Part IV · Safety That Isn't · No. 32

The Bitter Harvest

How an agricultural revolution fed a nation but poisoned its soil and bankrupted its farmers.

2 min read · from UNINTENDED by Mayank Mehta

In the 1960s, India was running out of food. The country depended on grain imports to feed its growing population, and a succession of poor harvests had brought it to the edge of famine. The Green Revolution, backed by American scientists and funded by the Rockefeller and Ford Foundations, arrived with a promise: new high-yielding seed varieties, combined with chemical fertilizers and modern irrigation, could transform Indian agriculture and make the country self-sufficient.

The results were staggering. In the state of Punjab, which became the heartland of the Green Revolution, wheat yields more than doubled within a decade. India went from importing grain to exporting it. Famine, which had haunted the subcontinent for centuries, retreated. The architects of the revolution were celebrated, and Norman Borlaug, the American agronomist who developed the high-yielding wheat varieties, won the Nobel Peace Prize.

Beneath the triumph, the soil was telling a different story.

The new seeds required enormous quantities of chemical fertilizer. Farmers who had once replenished their soil with manure and crop rotation now poured synthetic nitrogen and phosphorus into the ground year after year. The yields stayed high, but the soil's organic structure began to break down. Microorganisms that had maintained fertility for millennia were killed off. The soil became a delivery mechanism for chemicals rather than a living system.

Water followed a similar trajectory. The high-yielding crops were thirsty, and tube wells proliferated across Punjab, drawing water from aquifers faster than rain could replenish them. The water table dropped. Rivers were diverted. Wetlands disappeared.

Then came the economics. The new farming required expensive inputs: seeds, fertilizers, pesticides, irrigation equipment. Farmers who had once been subsistence growers now carried debt. When yields dropped, as they inevitably did when the soil weakened, the debt became unmanageable. In Punjab, the epicenter of India's agricultural miracle, farmer suicides became an epidemic. Thousands of men, unable to repay their loans and unable to walk away from land that had been in their families for generations, took their own lives.

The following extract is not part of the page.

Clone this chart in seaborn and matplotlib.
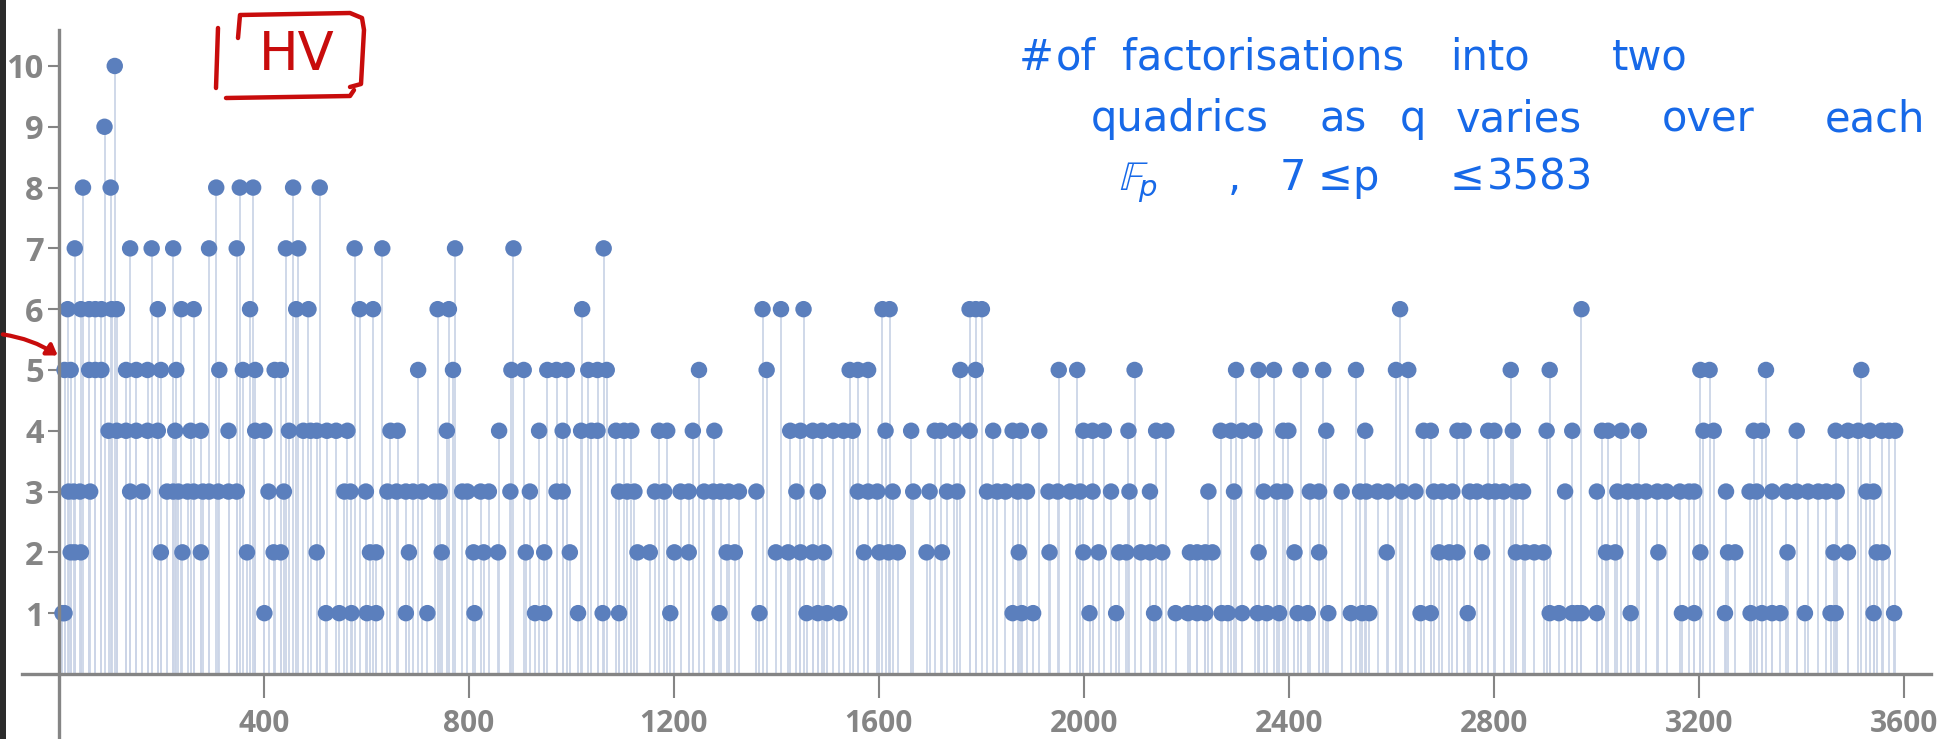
import numpy as np
import pandas as pd
import matplotlib
matplotlib.use("Agg")
import matplotlib.pyplot as plt
import seaborn as sns
from matplotlib.lines import Line2D
from matplotlib.patches import Rectangle, FancyArrowPatch

# ---- data: primes p (x) grouped by the count shown (y) ----
level_10_p = [109]
level_9_p = [89]
level_8_p = [47, 101, 307, 353, 379, 457, 509]
level_7_p = [31, 139, 181, 223, 293, 347, 443, 467, 577, 631, 773, 887, 1063]
level_6_p = [17, 43, 59, 71, 83, 103, 113, 193, 239, 263, 373, 463, 487, 587, 613, 739, 761,
             1021, 1373, 1409, 1453, 1607, 1621, 1777, 1789, 1801, 2617, 2971]
level_5_p = [11, 23, 59, 71, 83, 131, 151, 173, 199, 229, 313, 359, 383, 421, 433, 701, 769,
             883, 907, 953, 971, 991, 1033, 1051, 1069, 1249, 1381, 1543, 1559, 1579, 1759,
             1789, 1951, 1987, 2099, 2297, 2341, 2371, 2423, 2467, 2531, 2609, 2633, 2833,
             2909, 3203, 3221, 3331, 3517]
level_4_p = [97, 113, 131, 151, 173, 193, 227, 257, 277, 331, 383, 401, 449, 477, 491, 503,
             523, 541, 563, 647, 661, 757, 859, 937, 983, 1019, 1039, 1051, 1087, 1103, 1117,
             1171, 1187, 1237, 1279, 1427, 1447, 1471, 1489, 1511, 1531, 1549, 1613, 1663,
             1709, 1721, 1747, 1777, 1823, 1861, 1877, 1913, 1999, 2017, 2039, 2087, 2141,
             2161, 2267, 2287, 2309, 2333, 2389, 2399, 2473, 2549, 2663, 2677, 2729, 2741,
             2789, 2801, 2837, 2903, 2953, 3011, 3023, 3049, 3083, 3209, 3229, 3307, 3323,
             3391, 3467, 3491, 3511, 3533, 3557, 3571, 3583]
level_3_p = [19, 29, 41, 61, 139, 163, 211, 223, 233, 251, 263, 281, 293, 311, 331, 347, 409,
             439, 557, 569, 599, 641, 659, 677, 691, 709, 733, 743, 787, 797, 823, 839, 881,
             919, 971, 983, 1093, 1109, 1123, 1163, 1181, 1213, 1229, 1259, 1277, 1291, 1307,
             1327, 1361, 1439, 1481, 1559, 1579, 1597, 1627, 1667, 1699, 1733, 1753, 1811,
             1831, 1847, 1871, 1889, 1931, 1949, 1973, 1993, 2017, 2053, 2089, 2129, 2243,
             2293, 2351, 2377, 2393, 2441, 2459, 2503, 2539, 2551, 2573, 2593, 2621, 2647,
             2683, 2699, 2719, 2753, 2767, 2789, 2803, 2819, 2843, 2857, 2939, 3001, 3041,
             3061, 3079, 3097, 3119, 3137, 3163, 3181, 3191, 3253, 3299, 3313, 3343, 3371,
             3391, 3413, 3433, 3449, 3469, 3527, 3541]
level_2_p = [23, 31, 43, 199, 241, 277, 367, 419, 433, 503, 607, 619, 683, 747, 809, 829, 857,
             911, 947, 997, 1129, 1153, 1201, 1229, 1303, 1319, 1399, 1423, 1447, 1471, 1493,
             1571, 1601, 1619, 1637, 1693, 1723, 1873, 1933, 1999, 2029, 2069, 2083, 2111,
             2129, 2153, 2207, 2221, 2237, 2251, 2341, 2411, 2459, 2591, 2693, 2713, 2729,
             2777, 2843, 2861, 2879, 2897, 3019, 3037, 3121, 3203, 3257, 3271, 3373, 3463,
             3491, 3547, 3559]
level_1_p = [7, 11, 401, 521, 547, 571, 601, 619, 677, 719, 811, 929, 947, 1013, 1061, 1093,
             1193, 1289, 1367, 1459, 1481, 1499, 1523, 1861, 1879, 1901, 2011, 2063, 2137,
             2179, 2203, 2221, 2237, 2269, 2281, 2309, 2339, 2357, 2381, 2417, 2437, 2477,
             2521, 2543, 2557, 2657, 2677, 2749, 2909, 2927, 2953, 2963, 2971, 3001, 3067,
             3167, 3191, 3251, 3301, 3323, 3343, 3359, 3407, 3457, 3467, 3541, 3581]

counts = [1, 2, 3, 4, 5, 6, 7, 8, 9, 10]
x_ticks = [400, 800, 1200, 1600, 2000, 2400, 2800, 3200, 3600]
y_ticks = [1, 2, 3, 4, 5, 6, 7, 8, 9, 10]

groups = [level_1_p, level_2_p, level_3_p, level_4_p, level_5_p,
          level_6_p, level_7_p, level_8_p, level_9_p, level_10_p]
df = pd.concat([pd.DataFrame({"p": g, "count": c}) for g, c in zip(groups, counts)],
               ignore_index=True).sort_values("p")

# ---- style ----
sns.set_theme(style="white")
plt.rcParams['font.family'] = ['Open Sans', 'DejaVu Sans']

W, H = 1960, 739
fig = plt.figure(figsize=(W / 100, H / 100), dpi=100)
fig.patch.set_facecolor("white")
ax = fig.add_axes([22 / W, 0, (1931 - 22) / W, (739 - 29.5) / H])
ax.set_facecolor("white")

AXIS_GREY = "#858585"
DOT = "#5b7fbd"
STEM = "#ccd5e7"

ax.vlines(df["p"], 0, df["count"], color=STEM, lw=1.3, zorder=1)
sns.scatterplot(data=df, x="p", y="count", s=140, color=DOT, edgecolor="none",
                linewidth=0, ax=ax, zorder=3, legend=False)

ax.set_xlim(-72, 3653)
ax.set_ylim(-1.07, 10.6)
ax.set_xlabel("")
ax.set_ylabel("")

for s in ["top", "right"]:
    ax.spines[s].set_visible(False)
ax.spines["left"].set_position(("data", 0))
ax.spines["bottom"].set_position(("data", 0))
for s in ["left", "bottom"]:
    ax.spines[s].set_color(AXIS_GREY)
    ax.spines[s].set_linewidth(2.4)
    ax.spines[s].set_zorder(4)

ax.set_xticks(x_ticks)
ax.set_xticklabels([str(t) for t in x_ticks])
ax.set_yticks(y_ticks)
ax.set_yticklabels([str(t) for t in y_ticks])
ax.tick_params(axis="x", direction="out", length=17, width=1.5, color=AXIS_GREY,
               labelsize=21.5, labelcolor=AXIS_GREY, pad=8, bottom=True)
ax.tick_params(axis="y", direction="out", length=8, width=1.5, color=AXIS_GREY,
               labelsize=23.5, labelcolor=AXIS_GREY, pad=3, left=True)
for lbl in ax.get_xticklabels() + ax.get_yticklabels():
    lbl.set_fontweight("bold")


def fx(x):
    return x / W


def fy(y):
    return 1 - y / H


# dark strip at left edge (screenshot border)
fig.add_artist(Rectangle((0, 0), 6 / W, 1, transform=fig.transFigure,
                         facecolor="#2b2b2b", edgecolor="none", zorder=10))

# ---- handwritten-style annotations ----
RED = "#c80c0c"
BLUE = "#1769e8"

fig.text(fx(297), fy(55), "HV", color=RED, fontsize=38, ha="center", va="center",
         family=["DejaVu Sans"], zorder=11)
for xs, ys in [
    ([218, 216], [28, 88]),
    ([238, 240, 350, 362, 364, 361, 350], [38, 15, 13, 18, 30, 84, 87]),
    ([226, 350, 354], [98, 96, 90]),
]:
    fig.add_artist(Line2D([fx(x) for x in xs], [fy(y) for y in ys],
                          transform=fig.transFigure, color=RED, lw=3.2,
                          solid_capstyle="round", solid_joinstyle="round", zorder=11))

arrow = FancyArrowPatch((fx(0), fy(334)), (fx(60), fy(357)),
                        transform=fig.transFigure, arrowstyle="-|>,head_length=6,head_width=4",
                        connectionstyle="arc3,rad=-0.12", color=RED, lw=3, zorder=11)
fig.add_artist(arrow)

line1 = [("#", 1019), ("of", 1056), ("factorisations", 1122), ("into", 1450), ("two", 1612)]
line2 = [("quadrics", 1091), ("as", 1319), ("q", 1400), ("varies", 1456), ("over", 1662),
         ("each", 1825)]
line3 = [(r"$\mathbb{F}_p$", 1119), (",", 1228), ("7", 1280), ("≤", 1318), ("p", 1352),
         ("≤", 1450), ("3583", 1487)]
for words, base in [(line1, 70), (line2, 131), (line3, 190)]:
    for w, x in words:
        fig.text(fx(x), fy(base), w, color=BLUE, fontsize=30, ha="left", va="baseline",
                 family=["DejaVu Sans"], zorder=11)

fig.savefig("out.png", dpi=100, facecolor="white")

The Green Revolution solved the immediate crisis. There's no honest way to deny that. Millions of people who would have starved did not. But the solution created a new set of problems, slower-moving and harder to see, that are still unfolding decades later. The soil is depleted. The aquifers are dropping. The farmers are in debt. And the system that was built to feed a nation has become, in some of the places it transformed most dramatically, a trap.